── Data extract ──

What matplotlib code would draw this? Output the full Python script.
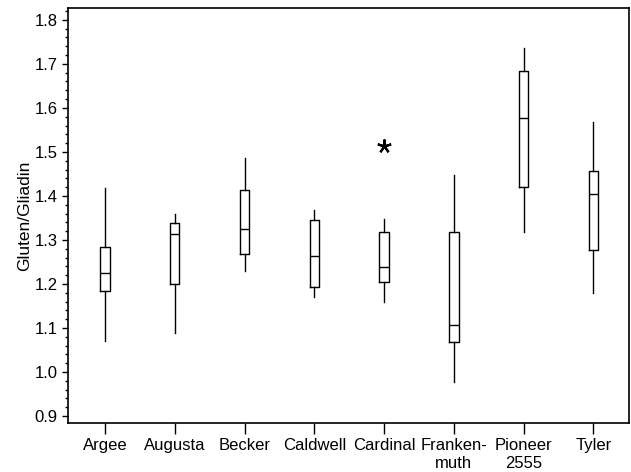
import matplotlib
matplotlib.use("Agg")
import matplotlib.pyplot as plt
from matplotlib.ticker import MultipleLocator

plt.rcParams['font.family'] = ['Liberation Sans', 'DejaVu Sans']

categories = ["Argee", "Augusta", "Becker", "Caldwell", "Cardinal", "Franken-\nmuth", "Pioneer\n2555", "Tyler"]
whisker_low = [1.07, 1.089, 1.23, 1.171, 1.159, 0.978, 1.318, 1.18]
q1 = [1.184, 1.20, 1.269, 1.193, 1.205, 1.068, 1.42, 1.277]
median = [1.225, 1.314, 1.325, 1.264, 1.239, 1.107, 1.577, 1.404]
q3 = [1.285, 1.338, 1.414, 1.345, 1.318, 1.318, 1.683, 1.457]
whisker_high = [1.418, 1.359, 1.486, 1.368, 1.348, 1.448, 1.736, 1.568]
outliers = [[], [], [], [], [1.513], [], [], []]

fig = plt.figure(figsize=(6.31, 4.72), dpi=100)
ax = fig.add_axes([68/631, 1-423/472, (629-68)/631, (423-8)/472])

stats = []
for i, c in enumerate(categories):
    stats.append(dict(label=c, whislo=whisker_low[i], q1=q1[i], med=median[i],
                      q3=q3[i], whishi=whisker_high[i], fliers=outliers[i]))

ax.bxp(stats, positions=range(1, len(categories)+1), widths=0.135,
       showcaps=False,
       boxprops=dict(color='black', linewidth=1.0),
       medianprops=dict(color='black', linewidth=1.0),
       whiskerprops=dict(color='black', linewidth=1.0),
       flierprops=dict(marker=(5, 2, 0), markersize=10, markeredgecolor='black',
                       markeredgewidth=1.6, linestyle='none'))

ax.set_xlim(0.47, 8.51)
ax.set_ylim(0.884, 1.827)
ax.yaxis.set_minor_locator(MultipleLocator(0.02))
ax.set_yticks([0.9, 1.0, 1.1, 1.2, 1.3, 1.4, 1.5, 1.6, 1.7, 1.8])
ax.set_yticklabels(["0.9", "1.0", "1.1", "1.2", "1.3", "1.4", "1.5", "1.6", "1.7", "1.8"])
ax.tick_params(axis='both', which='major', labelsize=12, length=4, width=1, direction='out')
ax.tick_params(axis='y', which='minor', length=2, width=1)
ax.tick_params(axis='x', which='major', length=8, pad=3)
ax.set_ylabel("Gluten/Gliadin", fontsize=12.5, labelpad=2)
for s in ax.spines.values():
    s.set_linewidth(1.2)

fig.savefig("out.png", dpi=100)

───

Request:
Keep the pictures out of the copy and return the rest of the data above exactly.

Output for this task:
What matplotlib code would draw this? Output the full Python script.
import matplotlib
matplotlib.use("Agg")
import matplotlib.pyplot as plt
from matplotlib.ticker import MultipleLocator

plt.rcParams['font.family'] = ['Liberation Sans', 'DejaVu Sans']

categories = ["Argee", "Augusta", "Becker", "Caldwell", "Cardinal", "Franken-\nmuth", "Pioneer\n2555", "Tyler"]
whisker_low = [1.07, 1.089, 1.23, 1.171, 1.159, 0.978, 1.318, 1.18]
q1 = [1.184, 1.20, 1.269, 1.193, 1.205, 1.068, 1.42, 1.277]
median = [1.225, 1.314, 1.325, 1.264, 1.239, 1.107, 1.577, 1.404]
q3 = [1.285, 1.338, 1.414, 1.345, 1.318, 1.318, 1.683, 1.457]
whisker_high = [1.418, 1.359, 1.486, 1.368, 1.348, 1.448, 1.736, 1.568]
outliers = [[], [], [], [], [1.513], [], [], []]

fig = plt.figure(figsize=(6.31, 4.72), dpi=100)
ax = fig.add_axes([68/631, 1-423/472, (629-68)/631, (423-8)/472])

stats = []
for i, c in enumerate(categories):
    stats.append(dict(label=c, whislo=whisker_low[i], q1=q1[i], med=median[i],
                      q3=q3[i], whishi=whisker_high[i], fliers=outliers[i]))

ax.bxp(stats, positions=range(1, len(categories)+1), widths=0.135,
       showcaps=False,
       boxprops=dict(color='black', linewidth=1.0),
       medianprops=dict(color='black', linewidth=1.0),
       whiskerprops=dict(color='black', linewidth=1.0),
       flierprops=dict(marker=(5, 2, 0), markersize=10, markeredgecolor='black',
                       markeredgewidth=1.6, linestyle='none'))

ax.set_xlim(0.47, 8.51)
ax.set_ylim(0.884, 1.827)
ax.yaxis.set_minor_locator(MultipleLocator(0.02))
ax.set_yticks([0.9, 1.0, 1.1, 1.2, 1.3, 1.4, 1.5, 1.6, 1.7, 1.8])
ax.set_yticklabels(["0.9", "1.0", "1.1", "1.2", "1.3", "1.4", "1.5", "1.6", "1.7", "1.8"])
ax.tick_params(axis='both', which='major', labelsize=12, length=4, width=1, direction='out')
ax.tick_params(axis='y', which='minor', length=2, width=1)
ax.tick_params(axis='x', which='major', length=8, pad=3)
ax.set_ylabel("Gluten/Gliadin", fontsize=12.5, labelpad=2)
for s in ax.spines.values():
    s.set_linewidth(1.2)

fig.savefig("out.png", dpi=100)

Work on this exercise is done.